Let $F:\mathbb{R}^2 \to \mathbb{R}^2 $ s.t $$ F(x,y) =\begin{bmatrix} x^2 +y^2 +4y \\ x^3 +xy^2 +2xy\end{bmatrix} $$ Find the simple closed curve that minimizes $\int_C F \cdot d\mathbb{x}$
I've been stuck on this question and was hoping somebody could help me out. I thought of using the fact that $F$ is of class $C^1$ to use Green's theorem (I'm assuming a curve that minimizes the line integral exists, as the question does not ask us to prove this existence), and I end up with $$\int_C F \cdot d\mathbb{x}=\int_S (3x^2 +y^2 -4)dA$$ where S is a regular region bounded by C. I'm not sure where to go from here though, I see that we are integrating over an ellipse but don't know how to go further.
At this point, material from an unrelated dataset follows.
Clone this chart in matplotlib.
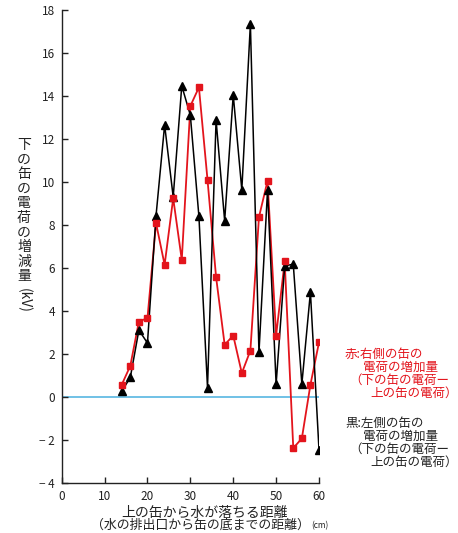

Do I need to differentiate using FTC? Any help/hints is appreciated thank you.
Hint.
A graphical existence confirmation of such a curve:
Making $F(x,y) = \cases{P(x,y)\\ Q(x,y)}$
solving the ODE $P(x,y) dx + Q(x,y) dy = 0$ gives as solution $V(x,y)= C_0$. It seems to be a conservative system with a limited region in which the orbits are closed curves.